Jamaica Kincaid (Antigua y Barbuda, 1949)
Profesora de estudios africanos y afroamericanos en la Universidad de Harvard y miembro de las Academias de las Artes y las Letras, y de las Artes y las Ciencias, es una de las grandes voces de la literatura caribeña actual. Su obra, traducida a veintidós idiomas, enamora a la crítica y ha recibido espaldarazos de monstruos como Derek Walcott y Susan Sontag. Entre su producción cabe resaltar Annie John (Lumen), una novela de iniciación ambientada en la isla tropical en la que nació la autora y que la catapultó a la fama; Autobiografía de mi madre (Lumen), el relato de vida de Xuela, nacida a principios del siglo XX en la isla de Dominica, en las Antillas y que, a sus setenta años, rememora los eventos de una existencia marcada por una madre a la que nunca conoció y por los hijos que nunca tuvo; Mi hermano (Lumen), un retrato visceral y desgarrador sobre su hermano menor, Devon, fallecido de sida con apenas treinta y tres años; y Ahora y entonces (Lumen), su última novela, ganadora del Femina Étranger y el American Book Award, punto de fricción entre lo ficticio y lo biográfico, donde la protagonista, la señora Sweet (trasunto de su creadora), pasa cuentas con el pasado y lucha por imprimir motivación al presente.
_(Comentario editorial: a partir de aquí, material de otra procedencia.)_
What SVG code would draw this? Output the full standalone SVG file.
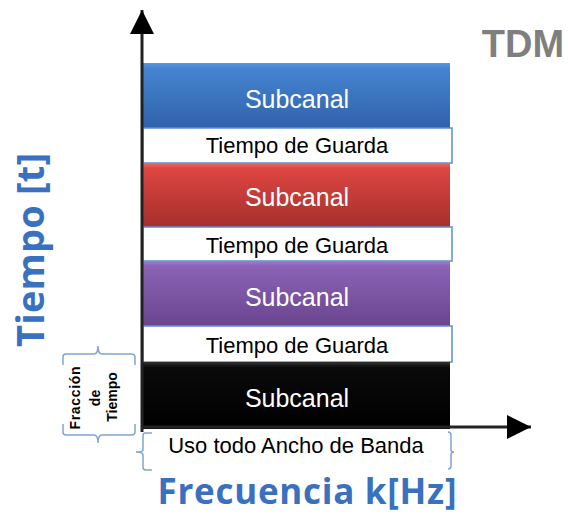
<svg xmlns="http://www.w3.org/2000/svg" width="568" height="515" viewBox="0 0 568 515">
<defs>
<linearGradient id="gBlue" x1="0" y1="0" x2="0" y2="1"><stop offset="0" stop-color="#5a96e0"/><stop offset="0.08" stop-color="#4684d2"/><stop offset="1" stop-color="#2f63aa"/></linearGradient>
<linearGradient id="gRed" x1="0" y1="0" x2="0" y2="1"><stop offset="0" stop-color="#ef6a66"/><stop offset="0.08" stop-color="#de4642"/><stop offset="1" stop-color="#a52f2c"/></linearGradient>
<linearGradient id="gPurple" x1="0" y1="0" x2="0" y2="1"><stop offset="0" stop-color="#a07ccc"/><stop offset="0.08" stop-color="#8b63b6"/><stop offset="1" stop-color="#6a458f"/></linearGradient>
<linearGradient id="gBlack" x1="0" y1="0" x2="0" y2="1"><stop offset="0" stop-color="#333"/><stop offset="0.08" stop-color="#0a0a0a"/><stop offset="1" stop-color="#000"/></linearGradient>
<marker id="ah" viewBox="0 0 24 24" refX="24" refY="12" markerWidth="24" markerHeight="24" markerUnits="userSpaceOnUse" orient="auto"><path d="M0,0 L24,12 L0,24 Z" fill="#000"/></marker>
</defs>
<style>
.sub{font-family:"Liberation Sans",Arial,sans-serif;font-size:25px;fill:#fff;text-anchor:middle}
.guard{font-family:"Liberation Sans",Arial,sans-serif;font-size:22px;fill:#000;text-anchor:middle}
.gbox{fill:#fff;stroke:#5b8ed0;stroke-width:1.5}
.axis{fill:none;stroke:#222;stroke-width:3}
.brace{fill:none;stroke:#7fa4d4;stroke-width:1.5}
.big{font-family:"Open Sans","Liberation Sans",Arial,sans-serif;font-weight:bold;fill:#3a70c0}
.frac{font-family:"Liberation Sans",Arial,sans-serif;font-weight:bold;font-size:14px;fill:#000;text-anchor:middle}
</style>

<g id="title"><text x="523" y="57" font-family="'Liberation Sans',Arial,sans-serif" font-weight="bold" font-size="38" fill="#7f7f7f" text-anchor="middle">TDM</text></g>

<g id="sub1"><rect x="143" y="63" width="307" height="65" fill="url(#gBlue)"/><text class="sub" x="297" y="108">Subcanal</text></g>
<g id="guard1"><rect class="gbox" x="143" y="128" width="309" height="35"/><text class="guard" x="297" y="153">Tiempo de Guarda</text></g>
<g id="sub2"><rect x="143" y="163" width="307" height="64" fill="url(#gRed)"/><text class="sub" x="297" y="206">Subcanal</text></g>
<g id="guard2"><rect class="gbox" x="143" y="227" width="309" height="34"/><text class="guard" x="297" y="253">Tiempo de Guarda</text></g>
<g id="sub3"><rect x="143" y="261" width="307" height="65" fill="url(#gPurple)"/><text class="sub" x="297" y="306">Subcanal</text></g>
<g id="guard3"><rect class="gbox" x="143" y="326" width="309" height="36"/><text class="guard" x="297" y="353">Tiempo de Guarda</text></g>
<g id="sub4"><rect x="143" y="362" width="307" height="67" fill="url(#gBlack)"/><text class="sub" x="297" y="407">Subcanal</text></g>

<g id="connectors">
<line class="axis" x1="142" y1="432" x2="142" y2="10" marker-end="url(#ah)"/>
<line class="axis" x1="142" y1="427" x2="531" y2="427" marker-end="url(#ah)"/>
</g>

<g id="bandwidth">
<path class="brace" d="M152,433 L145,433 Q143,433 143,436 L143,450 Q143,452 136,452 Q143,452 143,455 L143,467 Q143,470 146,470 L152,470"/>
<path class="brace" d="M448,432 Q451,432 451,435 L451,450 Q451,452 454,452 Q451,452 451,455 L451,466 Q451,469 448,469"/>
<text x="296" y="453" font-family="'Liberation Sans',Arial,sans-serif" font-size="22" fill="#000" text-anchor="middle">Uso todo Ancho de Banda</text>
</g>

<g id="fraccion">
<path class="brace" d="M63,365 L63,357 Q63,354 66,354 L94,354 Q98,354 98,346 Q98,354 102,354 L131,354 Q135,354 135,357 L135,365"/>
<path class="brace" d="M63,424 L63,432 Q63,435 66,435 L94,435 Q98,435 98,443 Q98,435 102,435 L131,435 Q135,435 135,432 L135,424"/>
<text class="frac" transform="translate(80,398) rotate(-90)" textLength="63">Fracción</text>
<text class="frac" transform="translate(100,398) rotate(-90)">de</text>
<text class="frac" transform="translate(117,397) rotate(-90)">Tiempo</text>
</g>

<g id="ylabel"><text class="big" font-size="38" text-anchor="middle" transform="translate(44,250) rotate(-90)" textLength="194">Tiempo [t]</text></g>
<g id="xlabel"><text class="big" font-size="35" text-anchor="middle" x="307" y="504" textLength="299">Frecuencia k[Hz]</text></g>
</svg>
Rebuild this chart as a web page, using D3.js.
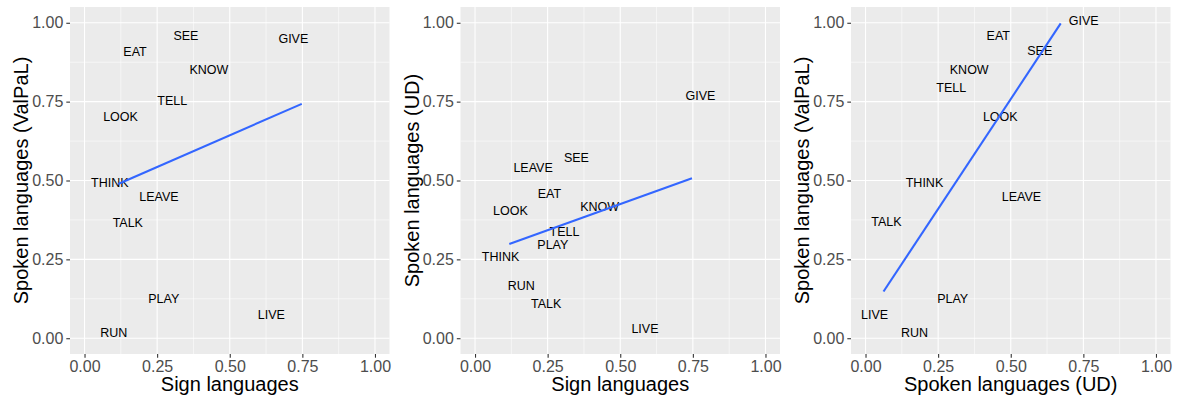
<!DOCTYPE html>
<html>
<head>
<meta charset="utf-8">
<script src="https://cdn.jsdelivr.net/npm/d3@7"></script>
<style>
  body { margin: 0; background: #fff; }
  svg { display: block; font-family: "Liberation Sans", Arial, sans-serif; }
</style>
</head>
<body>
<svg id="chart" width="1183" height="401"></svg>
<script>
// word labels (same order in every panel)
var words = ["SEE", "EAT", "GIVE", "KNOW", "TELL", "LOOK", "THINK", "LEAVE", "TALK", "PLAY", "LIVE", "RUN"];

// panel 1: sign languages vs spoken (ValPaL)
var p1x = [0.349, 0.174, 0.719, 0.428, 0.302, 0.124, 0.087, 0.256, 0.149, 0.273, 0.643, 0.101];
var p1y = [0.960, 0.908, 0.951, 0.851, 0.752, 0.702, 0.492, 0.449, 0.367, 0.126, 0.076, 0.019];
// panel 2: sign languages vs spoken (UD)
var p2x = [0.349, 0.256, 0.776, 0.429, 0.308, 0.122, 0.088, 0.200, 0.245, 0.268, 0.585, 0.159];
var p2y = [0.571, 0.458, 0.770, 0.416, 0.338, 0.405, 0.259, 0.540, 0.110, 0.298, 0.032, 0.167];
// panel 3: spoken (UD) vs spoken (ValPaL)
var p3x = [0.600, 0.457, 0.751, 0.357, 0.295, 0.464, 0.203, 0.537, 0.072, 0.300, 0.031, 0.169];
var p3y = [0.913, 0.960, 1.008, 0.851, 0.794, 0.702, 0.492, 0.449, 0.370, 0.126, 0.076, 0.019];

// linear fit end points [x0, y0, x1, y1]
var fit1 = [0.116, 0.489, 0.748, 0.743];
var fit2 = [0.118, 0.299, 0.747, 0.507];
var fit3 = [0.062, 0.148, 0.672, 0.998];

var xTitles = ["Sign languages", "Sign languages", "Spoken languages (UD)"];
var yTitles = ["Spoken languages (ValPaL)", "Spoken languages (UD)", "Spoken languages (ValPaL)"];
var tickValues = [0, 0.25, 0.5, 0.75, 1];
var minorValues = [0.125, 0.375, 0.625, 0.875];

var panels = [
    {xs: p1x, ys: p1y, fit: fit1},
    {xs: p2x, ys: p2y, fit: fit2},
    {xs: p3x, ys: p3y, fit: fit3}
];

var svg = d3.select("#chart");
var panelLefts = [70, 460.5, 851],
    panelWidth = 319.5,
    panelTop = 7,
    panelBottom = 354;

panels.forEach(function(p, i) {
    var left = panelLefts[i];
    var x = d3.scaleLinear().domain([-0.05, 1.05]).range([left, left + panelWidth]);
    var y = d3.scaleLinear().domain([-0.05, 1.05]).range([panelBottom, panelTop]);

    var g = svg.append("g");

    g.append("rect")
        .attr("x", left).attr("y", panelTop)
        .attr("width", panelWidth).attr("height", panelBottom - panelTop)
        .attr("fill", "#EBEBEB");

    // minor grid
    g.selectAll(".minx").data(minorValues).enter().append("line")
        .attr("x1", function(d) { return x(d); }).attr("x2", function(d) { return x(d); })
        .attr("y1", panelTop).attr("y2", panelBottom)
        .attr("stroke", "#fff").attr("stroke-width", 0.55);
    g.selectAll(".miny").data(minorValues).enter().append("line")
        .attr("y1", function(d) { return y(d); }).attr("y2", function(d) { return y(d); })
        .attr("x1", left).attr("x2", left + panelWidth)
        .attr("stroke", "#fff").attr("stroke-width", 0.55);
    // major grid
    g.selectAll(".majx").data(tickValues).enter().append("line")
        .attr("x1", function(d) { return x(d); }).attr("x2", function(d) { return x(d); })
        .attr("y1", panelTop).attr("y2", panelBottom)
        .attr("stroke", "#fff").attr("stroke-width", 1.1);
    g.selectAll(".majy").data(tickValues).enter().append("line")
        .attr("y1", function(d) { return y(d); }).attr("y2", function(d) { return y(d); })
        .attr("x1", left).attr("x2", left + panelWidth)
        .attr("stroke", "#fff").attr("stroke-width", 1.1);

    // word labels
    g.selectAll(".word").data(words).enter().append("text")
        .attr("x", function(d, j) { return x(p.xs[j]); })
        .attr("y", function(d, j) { return y(p.ys[j]); })
        .attr("dy", "0.35em")
        .attr("text-anchor", "middle")
        .attr("font-size", "12.5px")
        .attr("fill", "#000")
        .text(function(d) { return d; });

    // fit line
    g.append("line")
        .attr("x1", x(p.fit[0])).attr("y1", y(p.fit[1]))
        .attr("x2", x(p.fit[2])).attr("y2", y(p.fit[3]))
        .attr("stroke", "#3366FF").attr("stroke-width", 2.1);

    // axes
    var xAxis = d3.axisBottom(x).tickValues(tickValues).tickSize(3.7).tickPadding(3)
        .tickFormat(d3.format(".2f"));
    var yAxis = d3.axisLeft(y).tickValues(tickValues).tickSize(3.7).tickPadding(3)
        .tickFormat(d3.format(".2f"));

    var gx = g.append("g").attr("transform", "translate(0," + panelBottom + ")").call(xAxis);
    var gy = g.append("g").attr("transform", "translate(" + left + ",0)").call(yAxis);
    [gx, gy].forEach(function(a) {
        a.select(".domain").remove();
        a.selectAll(".tick line").attr("stroke", "#333333").attr("stroke-width", 1.1);
        a.selectAll(".tick text")
            .attr("fill", "#4D4D4D")
            .attr("font-size", "16px")
            .attr("font-family", "\"Liberation Sans\", Arial, sans-serif");
    });

    g.append("text")
        .attr("x", left + panelWidth / 2)
        .attr("y", 391)
        .attr("text-anchor", "middle")
        .attr("font-size", "20px")
        .attr("fill", "#000")
        .text(xTitles[i]);

    g.append("text")
        .attr("transform", "translate(" + (left - 42) + "," + ((panelTop + panelBottom) / 2) + ") rotate(-90)")
        .attr("text-anchor", "middle")
        .attr("font-size", "20px")
        .attr("fill", "#000")
        .text(yTitles[i]);
});
</script>
</body>
</html>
El hecho de que el último autor Nobel caribeño se remonte a V. S. Naipaul en 2001 y acarrear una historia admirable de superación personal, que arrancó con su marcha a Estados Unidos con apenas diecisiete años para que empezara a trabajar ante las dificultades económicas de la familia, pueden resultarle favorables.
Posdata: John Banville (Wexford, 1945)
Aunque no aparezca tan claramente en las quinielas, John Banville no desmerecería en absoluto el galardón. Su doble faceta de escritor muy literario bajo su nombre y de escritor de ficciones criminales más encaminadas al entretenimiento bajo el seudónimo de Benjamin Black singularizan una trayectoria llena de reconocimientos previos. Se da la circunstancia que el autor irlandés fue objeto de una broma pesada cuando en octubre de 2019 una persona que se hizo pasar ser el secretario de la Academia Sueca le anunció que había sido el agraciado. Banville prefirió tomárselo con humor, declarando que no descartaba utilizar el mal trago como futuro material literario.